Thursday, March 24, 2016

How to write the perfect job description

Effective job descriptions serve several important purposes in your organization. First, and most commonly, they are an effective recruitment tool, since they can be used to attract the right person to the position in the first place. Second, and lesser known, they can be used as a great management tool, and serve as a basis for evaluating an employee's performance, or limiting or expanding the scope of an employee's position. Be sure to keep the job description around even after you've filled the role! Your new employee will also find it helpful to check the description from time to time to ensure it's still relevant.

Job descriptions must be written in a way that conveys appropriate information. An inaccurate or poorly written job description allows the possibility that you won't find the right job candidate, that the candidate may not accurately interpret what is expected in the position, or that you will be accused of not including specific tasks that are integral to the job.

What to include in the job description

Keep the following items in mind when writing out specifics in the job description:
  • Responsibilities. Is it easy to see what the job will entail?
  • The methods used to complete the tasks. Are there specific skills, degrees or certifications necessary for the role?
  • Desirable results. What will the employee ideally achieve. Why is this role important to the company, and what will the correct candidate be able to use to gauge performance?

How to structure the job description

Job title. Your title should be short and clear. "Art Program Director" is a better title than "Director of Art Program at Main Company Training Center."

Job objective. Why do you need this person? What should their overall goal be at your company?

Summary of the position. This will give job candidates a general idea of the level, nature, and function of the job.

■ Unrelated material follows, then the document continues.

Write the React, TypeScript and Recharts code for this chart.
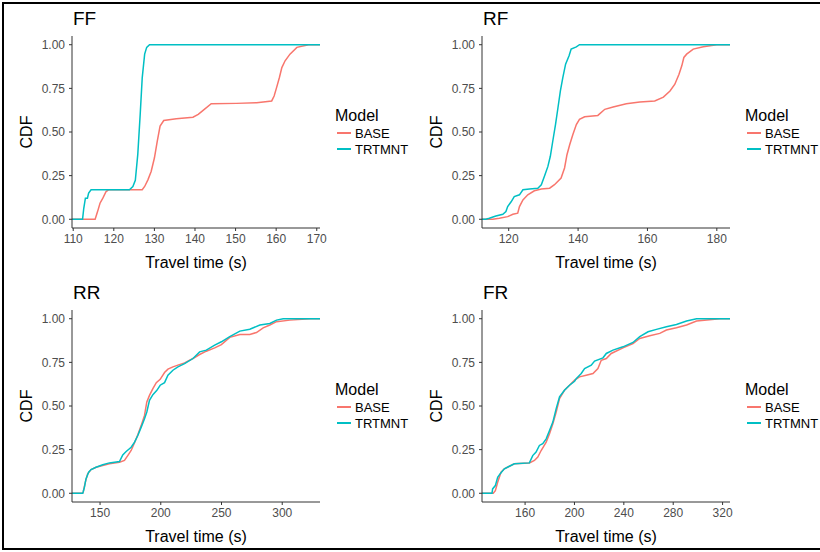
import React from 'react';
import { LineChart, Line, XAxis, YAxis, Label } from 'recharts';

const BASE_COLOR = '#F8766D';
const TRT_COLOR = '#00BFC4';
const FONT = '"Liberation Sans", Arial, sans-serif';

// ECDF: [travel time (s), CDF]
const ffBase: [number, number][] = [
  [109.7, 0], [115.4, 0], [116.0, 0.044], [116.6, 0.092], [117.3, 0.121], [118.1, 0.159],
  [118.7, 0.169], [127.0, 0.169], [127.6, 0.188], [128.4, 0.226], [129.2, 0.274], [130.0, 0.351],
  [130.7, 0.447], [131.4, 0.534], [132.3, 0.566], [135.4, 0.576], [139.5, 0.585], [140.8, 0.601],
  [142.0, 0.624], [144.0, 0.662], [150.2, 0.664], [155.2, 0.668], [158.9, 0.678], [159.5, 0.706],
  [160.1, 0.754], [160.8, 0.812], [161.4, 0.869], [162.2, 0.908], [163.4, 0.946], [165.1, 0.985],
  [168.0, 1], [170.8, 1],
];
const ffTrt: [number, number][] = [
  [109.7, 0], [112.3, 0], [112.6, 0.063], [113.0, 0.121], [113.5, 0.121], [113.8, 0.15],
  [114.4, 0.169], [123.85, 0.169], [124.7, 0.188], [125.3, 0.223], [125.9, 0.37], [126.5, 0.6],
  [127.0, 0.81], [127.6, 0.946], [128.1, 0.985], [128.8, 1], [170.8, 1],
];

const rfBase: [number, number][] = [
  [112.3, 0], [115.4, 0], [117.3, 0.006], [119.7, 0.015], [121.2, 0.029], [122.6, 0.035],
  [123.1, 0.073], [124.1, 0.111], [125.5, 0.14], [127.4, 0.163], [129.4, 0.173], [131.8, 0.178],
  [133.2, 0.198], [135.1, 0.236], [136.1, 0.294], [136.8, 0.37], [137.6, 0.428], [138.5, 0.486],
  [139.5, 0.543], [140.4, 0.572], [141.9, 0.587], [145.7, 0.595], [147.7, 0.63], [150.1, 0.643],
  [153.9, 0.662], [157.8, 0.672], [162.1, 0.678], [164.6, 0.7], [166.5, 0.735], [167.9, 0.774],
  [169.1, 0.831], [169.9, 0.879], [170.5, 0.927], [171.3, 0.946], [173.2, 0.975], [176.1, 0.988],
  [180.0, 1], [183.8, 1],
];
const rfTrt: [number, number][] = [
  [112.3, 0], [113.4, 0], [114.4, 0.006], [116.3, 0.019], [118.3, 0.029], [119.2, 0.044],
  [119.7, 0.073], [120.7, 0.1], [121.6, 0.13], [123.1, 0.14], [124.1, 0.169], [126.0, 0.173],
  [128.4, 0.178], [129.4, 0.198], [130.3, 0.246], [131.3, 0.303], [132.0, 0.361], [132.7, 0.447],
  [133.5, 0.543], [134.2, 0.639], [134.9, 0.735], [135.6, 0.812], [136.4, 0.889], [137.4, 0.937],
  [138.0, 0.975], [139.5, 0.988], [140.4, 1], [183.8, 1],
];

const rrBase: [number, number][] = [
  [126.9, 0], [135.7, 0], [136.2, 0.01], [137.9, 0.064], [139.8, 0.111], [142.6, 0.136],
  [146.7, 0.149], [152.2, 0.159], [157.7, 0.169], [166.0, 0.178], [170.1, 0.188], [172.8, 0.216],
  [175.6, 0.245], [178.4, 0.289], [181.1, 0.335], [183.9, 0.389], [186.6, 0.446], [188.5, 0.523],
  [190.7, 0.561], [193.5, 0.6], [196.3, 0.634], [199.5, 0.653], [203.1, 0.692], [205.9, 0.711],
  [210.0, 0.724], [214.1, 0.734], [219.6, 0.747], [226.5, 0.772], [232.0, 0.795], [237.5, 0.814],
  [244.4, 0.833], [249.9, 0.852], [256.8, 0.893], [265.1, 0.91], [273.3, 0.91], [278.8, 0.921],
  [284.3, 0.948], [289.8, 0.964], [295.3, 0.983], [306.3, 0.992], [322.9, 1], [331.1, 1],
];
const rrTrt: [number, number][] = [
  [126.9, 0], [135.7, 0], [136.2, 0.01], [137.1, 0.034], [138.4, 0.082], [140.6, 0.121],
  [142.6, 0.136], [146.7, 0.149], [152.2, 0.163], [157.7, 0.174], [166.0, 0.182], [168.7, 0.22],
  [171.5, 0.239], [175.6, 0.264], [178.4, 0.293], [181.1, 0.331], [183.9, 0.379], [186.6, 0.427],
  [188.5, 0.466], [190.7, 0.533], [193.5, 0.565], [196.8, 0.59], [199.5, 0.619], [203.1, 0.634],
  [205.9, 0.676], [210.0, 0.705], [214.1, 0.724], [219.6, 0.743], [226.5, 0.772], [232.0, 0.81],
  [237.5, 0.82], [244.4, 0.849], [249.9, 0.868], [256.8, 0.897], [265.1, 0.929], [273.3, 0.94],
  [281.6, 0.964], [289.8, 0.973], [295.3, 0.992], [300.8, 1], [331.1, 1],
];

const frBase: [number, number][] = [
  [125.1, 0], [134.2, 0], [135.9, 0.015], [137.8, 0.063], [140.5, 0.121], [143.2, 0.14],
  [147.3, 0.155], [151.3, 0.169], [163.5, 0.174], [167.6, 0.188], [170.3, 0.207], [173.0, 0.245],
  [177.1, 0.293], [179.8, 0.341], [182.5, 0.398], [185.2, 0.466], [187.9, 0.542], [191.9, 0.59],
  [196.0, 0.619], [200.1, 0.648], [204.1, 0.667], [209.5, 0.676], [215.0, 0.686], [219.0, 0.715],
  [221.7, 0.762], [225.8, 0.772], [229.8, 0.801], [239.3, 0.833], [247.4, 0.858], [252.9, 0.887],
  [261.0, 0.902], [269.1, 0.916], [274.5, 0.935], [282.6, 0.948], [290.8, 0.964], [298.9, 0.987],
  [317.8, 1], [326.0, 1],
];
const frTrt: [number, number][] = [
  [125.1, 0], [133.2, 0], [133.7, 0.025], [135.9, 0.044], [137.8, 0.092], [139.7, 0.111],
  [143.2, 0.14], [147.3, 0.155], [151.3, 0.169], [163.5, 0.174], [166.2, 0.216], [168.9, 0.236],
  [171.6, 0.274], [174.3, 0.284], [177.1, 0.312], [179.8, 0.36], [182.5, 0.408], [185.2, 0.485],
  [187.9, 0.552], [191.9, 0.59], [196.0, 0.619], [200.1, 0.642], [201.4, 0.657], [205.5, 0.686],
  [208.2, 0.715], [213.6, 0.734], [216.3, 0.757], [223.1, 0.776], [225.8, 0.801], [231.2, 0.82],
  [239.3, 0.839], [247.4, 0.864], [252.9, 0.897], [259.6, 0.925], [266.4, 0.939], [274.5, 0.954],
  [282.6, 0.967], [290.8, 0.987], [298.9, 1], [326.0, 1],
];

const ffTicks = [110, 120, 130, 140, 150, 160, 170];
const rfTicks = [120, 140, 160, 180];
const rrTicks = [150, 200, 250, 300];
const frTicks = [160, 200, 240, 280, 320];
const cdfTicks = [0, 0.25, 0.5, 0.75, 1];

const panels = [
  { title: 'FF', base: ffBase, trt: ffTrt, domain: [109.7, 170.8], ticks: ffTicks },
  { title: 'RF', base: rfBase, trt: rfTrt, domain: [112.3, 183.8], ticks: rfTicks },
  { title: 'RR', base: rrBase, trt: rrTrt, domain: [126.9, 331.1], ticks: rrTicks },
  { title: 'FR', base: frBase, trt: frTrt, domain: [125.1, 326.0], ticks: frTicks },
];

const toRows = (pts: [number, number][]) => pts.map(([t, p]) => ({ t, p }));

const XTitle = (props: any) => {
  const { x, y, width } = props.viewBox;
  return (
    <text x={x + width / 2} y={y + 34} textAnchor="middle" dominantBaseline="central"
      fontSize={16} fontFamily={FONT} fill="#000">Travel time (s)</text>
  );
};

const YTitle = (props: any) => {
  const { x, y, height } = props.viewBox;
  const cx = x + 14;
  const cy = y + height / 2;
  return (
    <text x={cx} y={cy} transform={`rotate(-90, ${cx}, ${cy})`} textAnchor="middle"
      dominantBaseline="central" fontSize={16} fontFamily={FONT} fill="#000">CDF</text>
  );
};

const LegendBox = () => (
  <div style={{ position: 'absolute', left: 335, top: 107, fontFamily: FONT, color: '#000' }}>
    <div style={{ fontSize: 16, lineHeight: '18px' }}>Model</div>
    {[['BASE', BASE_COLOR], ['TRTMNT', TRT_COLOR]].map(([name, color]) => (
      <div key={name} style={{ display: 'flex', alignItems: 'center', height: 16 }}>
        <div style={{ width: 14, height: 2, background: color, marginLeft: 2, marginRight: 4, flex: 'none' }} />
        <span style={{ fontSize: 13 }}>{name}</span>
      </div>
    ))}
  </div>
);

const Panel = ({ panel, index }: { panel: typeof panels[number]; index: number }) => {
  const left = (index % 2) * 410;
  const top = Math.floor(index / 2) * 274;
  return (
    <div style={{ position: 'absolute', left, top, width: 410, height: 276 }}>
      <div style={{ position: 'absolute', left: 73, top: 8, fontSize: 19, fontFamily: FONT, color: '#000' }}>
        {panel.title}
      </div>
      <LineChart width={410} height={276} margin={{ top: 36, right: 90, left: 12, bottom: 6 }}>
        <XAxis type="number" dataKey="t" domain={panel.domain} ticks={panel.ticks} allowDataOverflow
          interval={0} height={42} tickSize={3} tickMargin={3} stroke="#333"
          tick={{ fill: '#4d4d4d', fontSize: 12, fontFamily: FONT }}>
          <Label content={XTitle} />
        </XAxis>
        <YAxis type="number" domain={[-0.05, 1.05]} ticks={cdfTicks} allowDataOverflow interval={0}
          width={60} tickSize={3} tickMargin={4} stroke="#333"
          tickFormatter={(v: number) => v.toFixed(2)}
          tick={{ fill: '#4d4d4d', fontSize: 12, fontFamily: FONT }}>
          <Label content={YTitle} />
        </YAxis>
        <Line data={toRows(panel.base)} dataKey="p" type="linear" stroke={BASE_COLOR} strokeWidth={1.5}
          dot={false} activeDot={false} isAnimationActive={false} />
        <Line data={toRows(panel.trt)} dataKey="p" type="linear" stroke={TRT_COLOR} strokeWidth={1.5}
          dot={false} activeDot={false} isAnimationActive={false} />
      </LineChart>
      <LegendBox />
    </div>
  );
};

export default function App() {
  return (
    <div style={{ position: 'relative', width: 820, height: 552, overflow: 'hidden', background: '#fff' }}>
      <style>{`body { margin: 0; }`}</style>
      <div style={{ position: 'absolute', left: 2, top: 2, width: 830, height: 544, border: '2px solid #000' }} />
      {panels.map((p, i) => (
        <Panel key={p.title} panel={p} index={i} />
      ))}
    </div>
  );
}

List of critical duties or tasks. These should be easy-to-read bullet points listing the major duties assigned to this position. This does not have to (and should not) be an exhaustive list of everything the employee filling this position could ever be assigned. This should be a list of duties that the right candidate can perform now, or will be able to perform with proper training.

List and description of the job's relationship to other roles. Use this area to describe how the role fits into the department. Who will manage this employee? Who will this employee be managing? What are some roles, inside and outside the company, the employee will be expected to work with regularly?

Qualifications and experience needed. Will the person who fills this role need to know specific computer or software skills? Are degrees or certifications required? What other types of hard and soft skills will be necessary for this position? Be specific, but make sure what you’re requesting will actually be used and is an important part of the job.

Salary range and benefits. While some companies don't like to offer the first hint of a salary range, allowing candidates to know what they can expect can help attract the right employee. You do not want an employee whose salary falls greatly to one side or the other of your range. Benefits can also help attract candidates, especially if they are useful for a large number of people (health, dental and vision insurance, gym reimbursement), or unusual (catered lunch every Friday, car service if you work late).

More tips:

  • - Write in the present tense. It gives a sense of immediacy.
  • - Avoid using gendered pronouns (he or she). Instead, state "the candidate," or "the employee," or structure sentences to remove the need for pronouns.
  • - Be specific. Vague words like "seldom," "frequent," or "several" are subject to interpretation.
  • - Use action verbs to show what the employee will be doing or achieving in the position.
  • - Regulatory compliance is extremely important. Review the Americans with Disabilities Act, the Fair Labor Standards Act, the Equal Pay Act, the Age Discrimination in Employment Act, the Occupational Safety and Health Act, and Title VII of the Civil Rights Act of 1964. This legislation includes hiring practices and accommodations which can save your company from a lawsuit. They will also hopefully help you craft your job descriptions to appeal to the largest candidate pool possible, hopefully attracting an excellent crop of job candidates.
While a job description is a great basis on which to hire and evaluate an employee, you shouldn’t be inflexible with the enumerated items. Job descriptions can become stale and dated quickly. As technology changes, an employee may no longer require certain skills, or may need to gain new ones in the future. You may also choose to expand or contract the employee's job requirements as the needs of the company change or people come and go from the company. You'll also want to leave the door open to hire outstanding people who may not fit an exact job description at your company, but will inevitably help your business in a key way. Nevertheless, an effective job description is a key starting point for hiring and retaining happy, effective employees.